:: Given instruction ::
Read through the entries below and return each line with the word "this".

:: Listed records ::
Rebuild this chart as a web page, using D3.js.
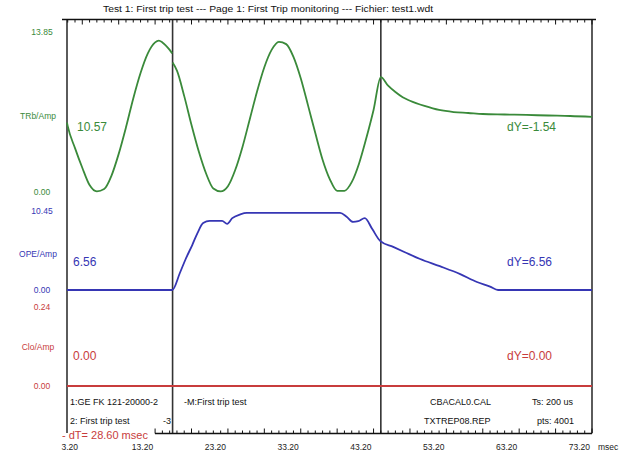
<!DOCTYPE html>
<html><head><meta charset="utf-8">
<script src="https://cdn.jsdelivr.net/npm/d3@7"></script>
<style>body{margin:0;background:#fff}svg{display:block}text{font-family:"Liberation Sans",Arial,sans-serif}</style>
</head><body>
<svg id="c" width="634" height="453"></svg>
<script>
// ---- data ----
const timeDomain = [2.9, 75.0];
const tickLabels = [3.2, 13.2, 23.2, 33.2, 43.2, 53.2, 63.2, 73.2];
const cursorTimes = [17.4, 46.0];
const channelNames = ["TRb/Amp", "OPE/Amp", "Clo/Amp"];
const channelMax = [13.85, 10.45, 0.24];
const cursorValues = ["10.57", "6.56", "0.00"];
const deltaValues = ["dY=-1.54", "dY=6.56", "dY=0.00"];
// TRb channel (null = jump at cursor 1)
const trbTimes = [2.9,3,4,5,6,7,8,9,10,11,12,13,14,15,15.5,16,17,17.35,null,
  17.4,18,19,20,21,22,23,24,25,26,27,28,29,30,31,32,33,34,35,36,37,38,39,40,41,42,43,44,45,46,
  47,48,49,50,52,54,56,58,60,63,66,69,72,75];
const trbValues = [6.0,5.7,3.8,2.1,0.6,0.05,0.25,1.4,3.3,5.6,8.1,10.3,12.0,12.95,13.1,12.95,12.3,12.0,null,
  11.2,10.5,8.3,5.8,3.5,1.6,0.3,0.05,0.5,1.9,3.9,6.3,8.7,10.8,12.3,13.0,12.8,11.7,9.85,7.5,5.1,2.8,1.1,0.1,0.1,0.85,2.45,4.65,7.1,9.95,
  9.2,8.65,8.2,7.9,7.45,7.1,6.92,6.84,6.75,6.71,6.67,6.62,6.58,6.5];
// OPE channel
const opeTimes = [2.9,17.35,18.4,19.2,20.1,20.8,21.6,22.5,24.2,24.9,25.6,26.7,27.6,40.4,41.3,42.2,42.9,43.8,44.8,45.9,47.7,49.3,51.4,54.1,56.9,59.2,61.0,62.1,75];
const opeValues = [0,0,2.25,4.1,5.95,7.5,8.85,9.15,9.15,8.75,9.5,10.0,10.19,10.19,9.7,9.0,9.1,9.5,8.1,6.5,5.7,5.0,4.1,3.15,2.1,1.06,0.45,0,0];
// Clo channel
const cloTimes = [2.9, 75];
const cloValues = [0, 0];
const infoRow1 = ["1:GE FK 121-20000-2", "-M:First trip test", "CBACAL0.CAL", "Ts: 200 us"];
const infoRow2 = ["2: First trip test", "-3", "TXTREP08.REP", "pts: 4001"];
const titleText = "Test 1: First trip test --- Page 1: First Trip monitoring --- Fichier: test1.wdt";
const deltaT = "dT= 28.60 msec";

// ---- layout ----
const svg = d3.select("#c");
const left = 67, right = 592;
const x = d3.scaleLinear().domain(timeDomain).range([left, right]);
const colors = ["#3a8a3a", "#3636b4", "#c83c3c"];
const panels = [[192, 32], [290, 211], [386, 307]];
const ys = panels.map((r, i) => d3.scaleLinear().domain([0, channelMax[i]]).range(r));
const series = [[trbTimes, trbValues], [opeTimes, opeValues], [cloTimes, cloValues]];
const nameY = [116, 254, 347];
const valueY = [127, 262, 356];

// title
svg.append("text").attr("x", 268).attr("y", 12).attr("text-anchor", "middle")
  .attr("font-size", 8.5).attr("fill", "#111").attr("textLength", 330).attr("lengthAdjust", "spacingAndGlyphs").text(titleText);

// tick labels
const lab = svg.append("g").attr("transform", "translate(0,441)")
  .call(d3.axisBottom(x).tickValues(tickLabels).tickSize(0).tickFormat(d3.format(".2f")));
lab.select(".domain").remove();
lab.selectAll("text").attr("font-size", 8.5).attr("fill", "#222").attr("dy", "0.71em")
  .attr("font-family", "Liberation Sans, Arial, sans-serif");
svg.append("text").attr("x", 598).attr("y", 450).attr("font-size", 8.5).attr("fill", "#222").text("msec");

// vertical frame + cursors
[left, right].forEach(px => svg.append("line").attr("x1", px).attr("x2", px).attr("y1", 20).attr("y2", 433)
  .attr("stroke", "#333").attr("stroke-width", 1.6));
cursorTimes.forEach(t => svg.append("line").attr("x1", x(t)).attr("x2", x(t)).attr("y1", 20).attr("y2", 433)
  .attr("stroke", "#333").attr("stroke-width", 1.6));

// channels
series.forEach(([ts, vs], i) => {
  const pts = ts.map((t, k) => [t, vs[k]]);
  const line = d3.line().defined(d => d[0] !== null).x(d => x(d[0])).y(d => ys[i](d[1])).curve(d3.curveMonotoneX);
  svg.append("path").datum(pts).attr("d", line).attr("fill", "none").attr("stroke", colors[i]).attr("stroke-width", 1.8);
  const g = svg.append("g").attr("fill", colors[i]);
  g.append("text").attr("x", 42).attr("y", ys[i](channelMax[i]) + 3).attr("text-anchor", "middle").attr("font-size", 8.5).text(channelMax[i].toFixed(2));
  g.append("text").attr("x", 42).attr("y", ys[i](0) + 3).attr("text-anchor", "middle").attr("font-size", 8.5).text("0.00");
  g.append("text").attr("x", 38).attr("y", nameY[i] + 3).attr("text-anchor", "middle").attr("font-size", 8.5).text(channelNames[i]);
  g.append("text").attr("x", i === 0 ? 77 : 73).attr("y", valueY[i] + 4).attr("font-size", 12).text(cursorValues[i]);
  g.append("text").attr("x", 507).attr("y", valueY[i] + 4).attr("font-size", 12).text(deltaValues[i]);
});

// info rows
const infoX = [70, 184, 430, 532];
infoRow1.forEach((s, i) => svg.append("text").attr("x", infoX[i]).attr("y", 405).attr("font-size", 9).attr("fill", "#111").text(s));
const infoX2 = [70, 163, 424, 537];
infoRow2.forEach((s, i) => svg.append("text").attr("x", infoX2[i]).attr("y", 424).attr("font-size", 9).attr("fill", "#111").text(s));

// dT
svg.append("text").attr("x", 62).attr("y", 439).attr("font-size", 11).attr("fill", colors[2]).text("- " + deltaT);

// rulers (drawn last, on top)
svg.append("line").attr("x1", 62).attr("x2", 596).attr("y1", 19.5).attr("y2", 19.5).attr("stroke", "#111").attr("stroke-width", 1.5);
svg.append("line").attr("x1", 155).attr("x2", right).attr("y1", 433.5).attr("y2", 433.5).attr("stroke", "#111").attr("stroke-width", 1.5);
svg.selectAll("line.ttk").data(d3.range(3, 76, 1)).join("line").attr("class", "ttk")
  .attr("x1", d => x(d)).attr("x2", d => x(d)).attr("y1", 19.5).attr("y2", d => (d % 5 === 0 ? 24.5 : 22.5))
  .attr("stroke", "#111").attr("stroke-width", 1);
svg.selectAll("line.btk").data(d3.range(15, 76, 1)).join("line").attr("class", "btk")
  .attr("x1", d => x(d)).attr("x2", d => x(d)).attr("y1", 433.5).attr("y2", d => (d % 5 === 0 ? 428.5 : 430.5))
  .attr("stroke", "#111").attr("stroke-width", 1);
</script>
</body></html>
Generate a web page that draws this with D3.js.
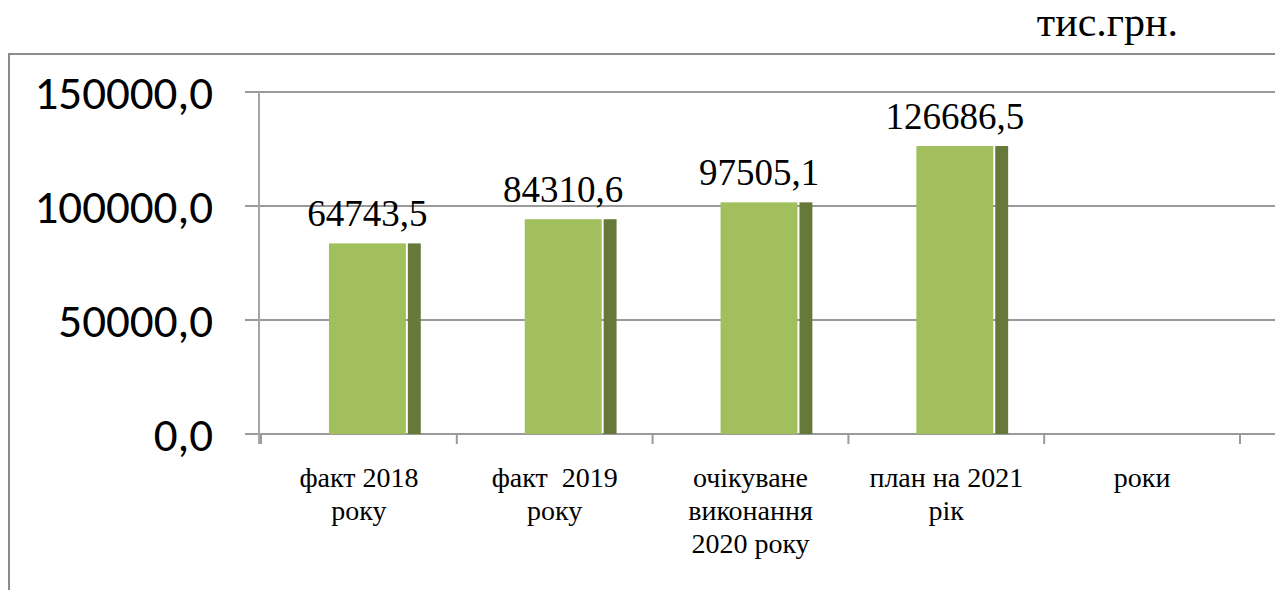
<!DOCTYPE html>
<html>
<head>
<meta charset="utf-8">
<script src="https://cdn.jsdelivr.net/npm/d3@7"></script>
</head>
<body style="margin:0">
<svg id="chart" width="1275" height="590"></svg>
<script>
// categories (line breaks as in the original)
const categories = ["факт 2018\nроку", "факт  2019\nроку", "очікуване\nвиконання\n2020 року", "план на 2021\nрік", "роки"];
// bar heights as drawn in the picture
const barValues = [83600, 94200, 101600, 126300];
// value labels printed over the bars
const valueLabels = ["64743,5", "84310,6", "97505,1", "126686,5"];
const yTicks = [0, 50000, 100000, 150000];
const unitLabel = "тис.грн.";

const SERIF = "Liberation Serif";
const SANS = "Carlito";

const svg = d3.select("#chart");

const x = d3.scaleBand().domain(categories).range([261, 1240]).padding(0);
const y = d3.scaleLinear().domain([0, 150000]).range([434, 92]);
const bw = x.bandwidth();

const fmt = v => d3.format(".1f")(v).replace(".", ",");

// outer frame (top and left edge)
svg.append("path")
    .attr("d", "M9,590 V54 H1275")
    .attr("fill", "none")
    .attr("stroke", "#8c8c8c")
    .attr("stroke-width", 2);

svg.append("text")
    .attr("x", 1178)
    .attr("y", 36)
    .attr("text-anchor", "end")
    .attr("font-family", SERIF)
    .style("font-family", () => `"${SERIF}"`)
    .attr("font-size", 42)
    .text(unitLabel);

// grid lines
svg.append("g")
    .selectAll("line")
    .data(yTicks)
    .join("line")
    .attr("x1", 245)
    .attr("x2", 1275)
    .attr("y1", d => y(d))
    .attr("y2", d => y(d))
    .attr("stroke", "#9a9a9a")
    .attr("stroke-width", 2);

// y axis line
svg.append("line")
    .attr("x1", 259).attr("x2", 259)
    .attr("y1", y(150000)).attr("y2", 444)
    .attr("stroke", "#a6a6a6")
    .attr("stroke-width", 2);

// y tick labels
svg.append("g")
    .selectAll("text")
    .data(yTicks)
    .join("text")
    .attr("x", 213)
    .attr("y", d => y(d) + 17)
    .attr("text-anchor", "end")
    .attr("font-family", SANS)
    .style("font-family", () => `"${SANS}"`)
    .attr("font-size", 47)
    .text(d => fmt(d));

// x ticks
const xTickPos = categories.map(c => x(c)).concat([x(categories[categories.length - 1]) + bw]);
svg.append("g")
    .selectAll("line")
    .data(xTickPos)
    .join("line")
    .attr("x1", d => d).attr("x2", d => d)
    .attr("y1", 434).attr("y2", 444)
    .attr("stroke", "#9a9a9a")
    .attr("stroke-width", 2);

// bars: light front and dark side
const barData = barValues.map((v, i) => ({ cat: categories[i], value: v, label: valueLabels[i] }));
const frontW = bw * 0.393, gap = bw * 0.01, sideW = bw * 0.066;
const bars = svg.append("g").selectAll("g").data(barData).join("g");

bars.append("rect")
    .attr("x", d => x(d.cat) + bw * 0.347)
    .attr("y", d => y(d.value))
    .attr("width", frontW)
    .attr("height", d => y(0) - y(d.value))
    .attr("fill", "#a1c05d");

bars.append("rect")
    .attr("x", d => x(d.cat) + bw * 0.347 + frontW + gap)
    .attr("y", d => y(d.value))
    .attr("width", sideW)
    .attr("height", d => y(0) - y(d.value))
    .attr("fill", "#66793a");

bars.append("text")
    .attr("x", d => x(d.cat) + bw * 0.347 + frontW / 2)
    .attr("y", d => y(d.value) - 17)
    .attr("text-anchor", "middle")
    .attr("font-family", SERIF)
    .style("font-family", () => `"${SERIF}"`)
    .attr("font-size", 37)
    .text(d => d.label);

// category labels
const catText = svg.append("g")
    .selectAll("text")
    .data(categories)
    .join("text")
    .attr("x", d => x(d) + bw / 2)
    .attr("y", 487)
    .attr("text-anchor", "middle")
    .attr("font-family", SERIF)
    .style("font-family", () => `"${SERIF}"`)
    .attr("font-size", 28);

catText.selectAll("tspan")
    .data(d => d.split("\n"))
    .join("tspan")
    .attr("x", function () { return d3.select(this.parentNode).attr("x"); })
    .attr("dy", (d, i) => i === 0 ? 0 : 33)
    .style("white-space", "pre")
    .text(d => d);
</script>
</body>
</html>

:: Written reply ::
Rebuild this chart as a web page, using D3.js.
Generate a web page that draws this with D3.js.
    .attr("x", function () { return d3.select(this.parentNode).attr("x"); })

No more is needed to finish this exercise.